Die führt, wir sind in Wien, erst einmal in den Prater. Dort muß man eine Type wie Erich finden (Georg Friedrich ist der Reibeisen-Schauspieler, ohne den es im österreichischen Film nicht geht), der da mit der Rumänin Nicoletta (Crina Semciuc) herumzieht (Georg radebrecht auf Italienisch mit ihr) und von einer Achterbahn träumt, die er wieder beleben will. Ein elender Schuppen, der allerdings den Fachausdruck „Wilde Maus“ trägt. Georg, der ohnedies nichts anderes zu tun hat, hilft ihm dabei, das Werkel zum Rennen zu bringen. Dafür borgt er sich Erichs altes Auto. Denn etwas will er doch – nach ein paar kleinen Sticheleien richtig, Rache nehmen.

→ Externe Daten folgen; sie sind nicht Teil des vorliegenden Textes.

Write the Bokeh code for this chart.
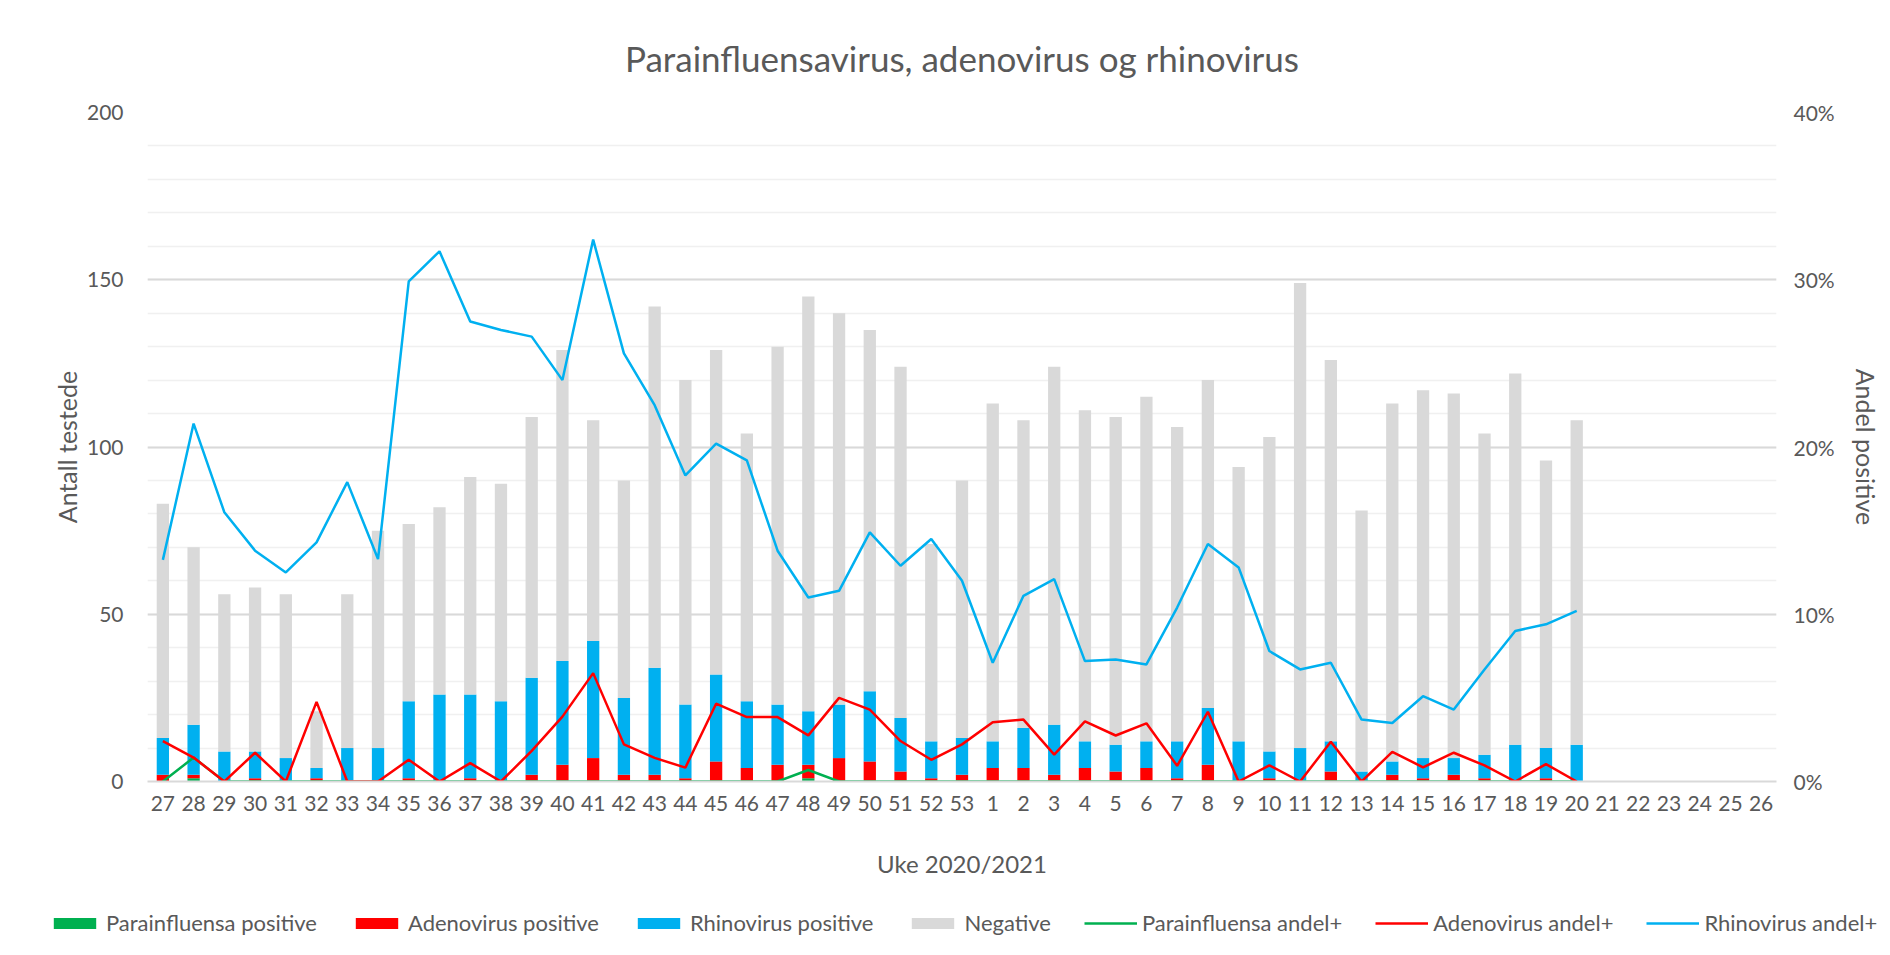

Da reicht es nicht mehr, einiges rund um die Villa des Ex-Chefs zu demolieren. Da fährt er diesem in mörderischer Absicht in dessen Ferienhaus (irgendwo im schneeverwehten Niederösterreich) nach. Der junge Mann, mit dem er ihn da überrascht (Denis Moschitto), den kennt der Kinozuseher übrigens schon. Der hat als Patient bei der therapierenden Gattin von Georg schon eine Geschichte – nachdem er ihr erst ins Gesicht gesagt hat, ihre Analysen seien nichts wert, hat er sie mit Blumen umworben und fast eine Romanze angefangen. Vermutlich, um zu vergessen, daß er eigentlich der schwule Geliebte von Georgs Chef ist.

 
Der Showdown mit Pistole im Ferienhaus ist unübertrefflich. Der fast nackte, von einem lächerlichen Kampf lädierte Hader, der sich suizidal in den Schnee hockt… wunderbar. (Da sieht man auch, wie hart der Beruf eines Schauspielers ist, der von einem Drehbuchautor und einem Regisseur so etwas auferlegt bekommt. Nur daß er selbst der Drehbuchautor und der Regisseur ist…)
Nachher dürfen alle aufatmen und dem Ende zueilen, das keines ist, aber es ist ja auch keine wahre Geschichte. Aber wunderbares Kino. Und was Hader wie nebenbei von den Krisen des Älterwerdens erzählt… das geht über die Lacher hinaus.